■ DO THIS
Find the lines that include the string "matches" and report how many there are. Give no other text.

--*--

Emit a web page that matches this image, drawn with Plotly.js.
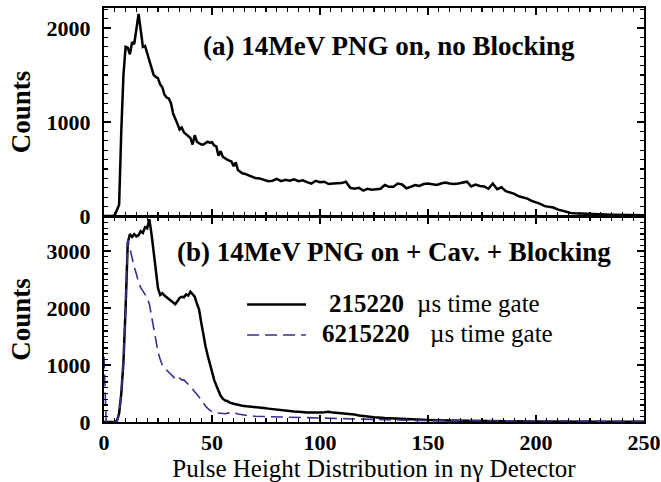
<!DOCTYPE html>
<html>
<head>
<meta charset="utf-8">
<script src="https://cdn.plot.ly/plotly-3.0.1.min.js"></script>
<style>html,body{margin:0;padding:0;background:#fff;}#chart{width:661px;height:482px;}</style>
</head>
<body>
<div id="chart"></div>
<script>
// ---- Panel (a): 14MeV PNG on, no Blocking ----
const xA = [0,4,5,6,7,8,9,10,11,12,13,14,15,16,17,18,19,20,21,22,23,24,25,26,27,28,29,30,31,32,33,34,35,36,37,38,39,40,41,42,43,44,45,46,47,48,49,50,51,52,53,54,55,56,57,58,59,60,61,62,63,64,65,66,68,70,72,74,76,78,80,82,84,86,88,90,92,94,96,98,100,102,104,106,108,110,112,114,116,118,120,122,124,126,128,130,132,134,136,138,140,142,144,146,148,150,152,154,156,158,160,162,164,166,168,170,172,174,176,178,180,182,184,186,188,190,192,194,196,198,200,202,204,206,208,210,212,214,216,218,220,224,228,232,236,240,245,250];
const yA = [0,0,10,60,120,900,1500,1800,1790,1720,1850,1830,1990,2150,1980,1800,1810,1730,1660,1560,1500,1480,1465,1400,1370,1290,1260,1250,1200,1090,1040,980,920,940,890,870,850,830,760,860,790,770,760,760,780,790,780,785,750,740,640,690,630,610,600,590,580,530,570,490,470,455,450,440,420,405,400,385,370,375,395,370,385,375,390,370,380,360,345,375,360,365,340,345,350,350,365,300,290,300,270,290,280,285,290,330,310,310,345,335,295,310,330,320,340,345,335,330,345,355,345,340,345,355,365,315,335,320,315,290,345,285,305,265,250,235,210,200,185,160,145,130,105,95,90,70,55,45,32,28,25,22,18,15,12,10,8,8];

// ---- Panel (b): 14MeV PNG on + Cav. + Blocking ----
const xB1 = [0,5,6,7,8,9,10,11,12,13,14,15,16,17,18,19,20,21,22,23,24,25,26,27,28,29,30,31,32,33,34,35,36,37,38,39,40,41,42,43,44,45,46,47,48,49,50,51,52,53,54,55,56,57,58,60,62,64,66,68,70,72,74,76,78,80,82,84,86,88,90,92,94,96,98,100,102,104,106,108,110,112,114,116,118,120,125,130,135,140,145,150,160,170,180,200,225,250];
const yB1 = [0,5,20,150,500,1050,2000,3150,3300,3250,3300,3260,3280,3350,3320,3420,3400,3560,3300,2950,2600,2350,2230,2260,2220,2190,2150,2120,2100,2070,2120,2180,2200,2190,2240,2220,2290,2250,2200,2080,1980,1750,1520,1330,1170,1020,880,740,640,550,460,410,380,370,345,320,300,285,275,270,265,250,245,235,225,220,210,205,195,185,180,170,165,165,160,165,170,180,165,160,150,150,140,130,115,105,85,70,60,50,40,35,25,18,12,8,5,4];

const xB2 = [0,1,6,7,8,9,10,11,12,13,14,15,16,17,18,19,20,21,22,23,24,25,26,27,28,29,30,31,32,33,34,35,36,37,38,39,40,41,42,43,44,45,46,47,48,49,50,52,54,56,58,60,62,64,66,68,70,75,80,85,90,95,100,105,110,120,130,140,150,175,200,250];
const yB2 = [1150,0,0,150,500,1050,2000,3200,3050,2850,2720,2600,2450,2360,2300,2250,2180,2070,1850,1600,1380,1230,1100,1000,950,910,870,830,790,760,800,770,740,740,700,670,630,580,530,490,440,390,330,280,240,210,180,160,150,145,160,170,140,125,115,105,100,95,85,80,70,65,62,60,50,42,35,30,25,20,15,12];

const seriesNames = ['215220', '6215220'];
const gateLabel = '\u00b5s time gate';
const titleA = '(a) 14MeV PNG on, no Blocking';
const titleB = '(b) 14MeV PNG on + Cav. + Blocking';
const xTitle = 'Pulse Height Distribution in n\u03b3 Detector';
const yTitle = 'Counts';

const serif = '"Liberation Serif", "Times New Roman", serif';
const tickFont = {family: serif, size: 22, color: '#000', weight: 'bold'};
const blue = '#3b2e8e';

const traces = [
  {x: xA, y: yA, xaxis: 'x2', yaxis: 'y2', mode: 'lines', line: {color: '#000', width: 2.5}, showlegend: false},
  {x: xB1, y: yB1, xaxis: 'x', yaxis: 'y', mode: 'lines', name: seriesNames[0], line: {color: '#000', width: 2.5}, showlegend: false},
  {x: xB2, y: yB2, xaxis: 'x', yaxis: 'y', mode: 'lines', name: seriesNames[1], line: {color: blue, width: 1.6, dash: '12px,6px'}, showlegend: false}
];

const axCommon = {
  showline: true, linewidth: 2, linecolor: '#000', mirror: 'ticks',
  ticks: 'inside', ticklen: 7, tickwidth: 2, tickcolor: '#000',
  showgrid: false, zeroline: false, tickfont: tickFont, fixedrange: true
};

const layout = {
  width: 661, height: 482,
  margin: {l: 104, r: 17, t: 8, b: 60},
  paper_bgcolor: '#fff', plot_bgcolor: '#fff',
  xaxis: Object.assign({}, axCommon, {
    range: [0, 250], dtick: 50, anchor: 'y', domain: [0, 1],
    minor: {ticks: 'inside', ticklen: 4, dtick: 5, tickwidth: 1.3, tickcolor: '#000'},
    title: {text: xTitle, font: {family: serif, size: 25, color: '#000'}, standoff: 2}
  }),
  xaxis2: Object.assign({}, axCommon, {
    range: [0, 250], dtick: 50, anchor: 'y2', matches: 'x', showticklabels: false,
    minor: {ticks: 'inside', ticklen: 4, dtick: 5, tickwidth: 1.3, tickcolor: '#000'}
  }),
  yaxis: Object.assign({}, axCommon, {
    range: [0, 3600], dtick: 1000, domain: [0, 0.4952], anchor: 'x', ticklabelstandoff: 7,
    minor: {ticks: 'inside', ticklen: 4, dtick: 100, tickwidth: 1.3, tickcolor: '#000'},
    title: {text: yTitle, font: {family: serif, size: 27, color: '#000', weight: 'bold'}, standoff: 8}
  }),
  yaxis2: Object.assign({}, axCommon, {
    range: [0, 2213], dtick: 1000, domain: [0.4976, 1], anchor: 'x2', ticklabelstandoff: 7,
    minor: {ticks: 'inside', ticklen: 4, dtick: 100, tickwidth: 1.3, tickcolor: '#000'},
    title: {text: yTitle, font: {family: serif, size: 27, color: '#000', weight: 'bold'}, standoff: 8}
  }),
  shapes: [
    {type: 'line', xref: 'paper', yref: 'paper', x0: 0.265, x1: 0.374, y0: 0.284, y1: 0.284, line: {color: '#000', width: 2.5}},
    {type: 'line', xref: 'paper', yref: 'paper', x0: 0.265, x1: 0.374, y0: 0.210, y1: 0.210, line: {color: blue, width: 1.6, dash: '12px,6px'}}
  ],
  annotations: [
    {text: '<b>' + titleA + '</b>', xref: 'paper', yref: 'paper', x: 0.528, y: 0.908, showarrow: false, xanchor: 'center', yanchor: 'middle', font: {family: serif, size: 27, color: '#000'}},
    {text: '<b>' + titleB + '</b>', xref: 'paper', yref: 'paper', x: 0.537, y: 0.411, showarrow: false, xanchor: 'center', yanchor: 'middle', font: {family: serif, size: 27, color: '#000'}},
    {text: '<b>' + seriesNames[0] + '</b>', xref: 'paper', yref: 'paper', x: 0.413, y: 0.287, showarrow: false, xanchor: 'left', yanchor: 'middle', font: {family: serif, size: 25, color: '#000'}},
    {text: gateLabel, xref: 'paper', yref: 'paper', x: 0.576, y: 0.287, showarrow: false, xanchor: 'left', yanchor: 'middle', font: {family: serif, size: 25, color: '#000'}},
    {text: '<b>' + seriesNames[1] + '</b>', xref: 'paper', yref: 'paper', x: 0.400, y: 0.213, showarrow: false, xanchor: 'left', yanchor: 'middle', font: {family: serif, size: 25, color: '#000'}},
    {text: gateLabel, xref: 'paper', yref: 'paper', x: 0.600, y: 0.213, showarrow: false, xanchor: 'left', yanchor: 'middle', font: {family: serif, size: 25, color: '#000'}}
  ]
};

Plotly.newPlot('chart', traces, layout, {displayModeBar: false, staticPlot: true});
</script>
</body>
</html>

--*--

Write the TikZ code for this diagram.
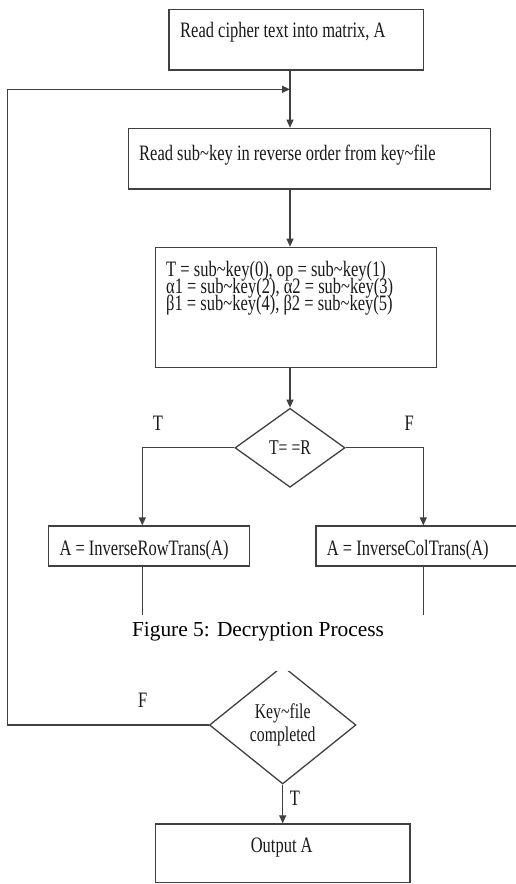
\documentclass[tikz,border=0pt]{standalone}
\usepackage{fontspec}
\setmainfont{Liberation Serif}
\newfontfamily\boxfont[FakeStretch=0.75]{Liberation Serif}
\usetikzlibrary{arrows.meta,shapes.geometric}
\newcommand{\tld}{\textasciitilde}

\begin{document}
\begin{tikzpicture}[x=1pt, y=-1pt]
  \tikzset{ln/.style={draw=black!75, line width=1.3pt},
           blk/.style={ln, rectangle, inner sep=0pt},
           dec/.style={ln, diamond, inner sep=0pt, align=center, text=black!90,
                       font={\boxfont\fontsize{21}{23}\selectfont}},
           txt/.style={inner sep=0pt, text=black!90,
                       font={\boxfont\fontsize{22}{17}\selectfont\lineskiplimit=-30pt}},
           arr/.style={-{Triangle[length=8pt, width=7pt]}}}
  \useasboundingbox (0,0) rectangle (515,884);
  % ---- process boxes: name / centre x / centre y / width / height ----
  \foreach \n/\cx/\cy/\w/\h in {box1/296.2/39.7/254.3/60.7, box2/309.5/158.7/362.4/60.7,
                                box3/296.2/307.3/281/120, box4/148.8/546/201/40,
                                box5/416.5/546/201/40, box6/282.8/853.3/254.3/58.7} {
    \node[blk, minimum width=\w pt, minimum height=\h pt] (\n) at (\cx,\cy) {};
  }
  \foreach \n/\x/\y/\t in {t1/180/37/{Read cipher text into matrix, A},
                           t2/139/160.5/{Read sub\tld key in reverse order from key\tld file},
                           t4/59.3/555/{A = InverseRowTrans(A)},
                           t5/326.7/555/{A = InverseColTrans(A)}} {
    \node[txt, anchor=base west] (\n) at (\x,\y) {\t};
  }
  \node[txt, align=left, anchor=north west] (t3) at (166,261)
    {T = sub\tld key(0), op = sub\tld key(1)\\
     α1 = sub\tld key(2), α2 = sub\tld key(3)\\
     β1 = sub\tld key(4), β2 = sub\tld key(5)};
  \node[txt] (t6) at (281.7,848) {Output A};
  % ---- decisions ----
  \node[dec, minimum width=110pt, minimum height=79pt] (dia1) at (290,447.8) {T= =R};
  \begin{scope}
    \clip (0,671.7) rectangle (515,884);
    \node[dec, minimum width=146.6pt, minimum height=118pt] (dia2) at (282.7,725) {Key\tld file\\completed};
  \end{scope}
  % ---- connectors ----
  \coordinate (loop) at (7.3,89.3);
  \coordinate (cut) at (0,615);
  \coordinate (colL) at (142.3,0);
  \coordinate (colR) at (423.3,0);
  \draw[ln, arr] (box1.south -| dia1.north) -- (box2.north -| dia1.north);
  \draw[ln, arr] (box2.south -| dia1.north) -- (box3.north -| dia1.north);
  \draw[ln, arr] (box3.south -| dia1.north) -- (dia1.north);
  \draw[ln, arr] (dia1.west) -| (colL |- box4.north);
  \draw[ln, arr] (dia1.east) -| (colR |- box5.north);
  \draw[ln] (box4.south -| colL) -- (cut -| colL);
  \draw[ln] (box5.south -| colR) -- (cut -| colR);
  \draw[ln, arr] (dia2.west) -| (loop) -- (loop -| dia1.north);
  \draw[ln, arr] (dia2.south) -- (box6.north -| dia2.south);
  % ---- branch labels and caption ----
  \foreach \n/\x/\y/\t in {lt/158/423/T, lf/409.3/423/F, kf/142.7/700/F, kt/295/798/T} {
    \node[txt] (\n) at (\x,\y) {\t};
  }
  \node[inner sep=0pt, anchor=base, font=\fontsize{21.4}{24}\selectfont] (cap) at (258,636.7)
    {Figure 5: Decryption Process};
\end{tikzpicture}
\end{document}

--*--

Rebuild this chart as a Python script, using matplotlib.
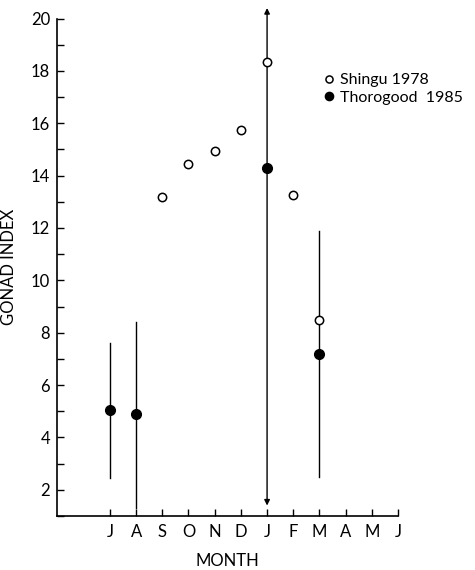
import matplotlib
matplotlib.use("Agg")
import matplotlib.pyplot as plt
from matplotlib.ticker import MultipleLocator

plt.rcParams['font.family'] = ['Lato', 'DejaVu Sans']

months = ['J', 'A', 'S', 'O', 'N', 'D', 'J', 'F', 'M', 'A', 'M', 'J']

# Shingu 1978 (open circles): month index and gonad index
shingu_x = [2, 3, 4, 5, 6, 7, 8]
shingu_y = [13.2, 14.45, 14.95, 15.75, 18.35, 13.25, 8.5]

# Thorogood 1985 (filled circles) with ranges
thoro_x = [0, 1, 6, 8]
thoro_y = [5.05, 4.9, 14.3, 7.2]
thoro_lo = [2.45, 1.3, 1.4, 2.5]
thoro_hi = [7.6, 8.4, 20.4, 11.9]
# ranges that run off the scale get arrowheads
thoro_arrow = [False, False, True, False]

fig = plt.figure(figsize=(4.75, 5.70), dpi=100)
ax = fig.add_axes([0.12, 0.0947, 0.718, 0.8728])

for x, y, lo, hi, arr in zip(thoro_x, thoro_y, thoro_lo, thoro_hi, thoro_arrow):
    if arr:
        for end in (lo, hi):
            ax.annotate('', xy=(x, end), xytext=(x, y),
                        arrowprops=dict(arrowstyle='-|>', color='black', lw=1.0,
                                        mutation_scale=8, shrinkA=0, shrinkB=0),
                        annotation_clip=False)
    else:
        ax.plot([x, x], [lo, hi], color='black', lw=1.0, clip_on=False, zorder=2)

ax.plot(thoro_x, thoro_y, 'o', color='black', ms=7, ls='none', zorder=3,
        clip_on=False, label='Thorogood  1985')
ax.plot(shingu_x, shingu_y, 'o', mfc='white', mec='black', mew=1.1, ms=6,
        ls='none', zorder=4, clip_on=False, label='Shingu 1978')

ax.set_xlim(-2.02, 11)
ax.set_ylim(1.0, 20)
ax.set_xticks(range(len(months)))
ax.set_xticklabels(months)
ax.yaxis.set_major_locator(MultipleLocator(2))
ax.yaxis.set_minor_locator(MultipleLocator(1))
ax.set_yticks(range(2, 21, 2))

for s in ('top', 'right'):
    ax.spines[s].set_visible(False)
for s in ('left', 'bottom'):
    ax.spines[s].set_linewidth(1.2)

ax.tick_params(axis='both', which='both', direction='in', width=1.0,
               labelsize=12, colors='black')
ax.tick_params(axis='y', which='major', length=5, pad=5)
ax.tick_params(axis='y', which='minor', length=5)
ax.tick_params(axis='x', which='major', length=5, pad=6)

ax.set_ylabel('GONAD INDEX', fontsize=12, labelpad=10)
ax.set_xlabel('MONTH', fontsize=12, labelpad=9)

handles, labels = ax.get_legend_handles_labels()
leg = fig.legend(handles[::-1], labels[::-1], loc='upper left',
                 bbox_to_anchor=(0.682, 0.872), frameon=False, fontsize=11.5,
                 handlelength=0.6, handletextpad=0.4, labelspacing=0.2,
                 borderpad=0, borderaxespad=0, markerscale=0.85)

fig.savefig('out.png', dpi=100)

--*--

■ RESULT
2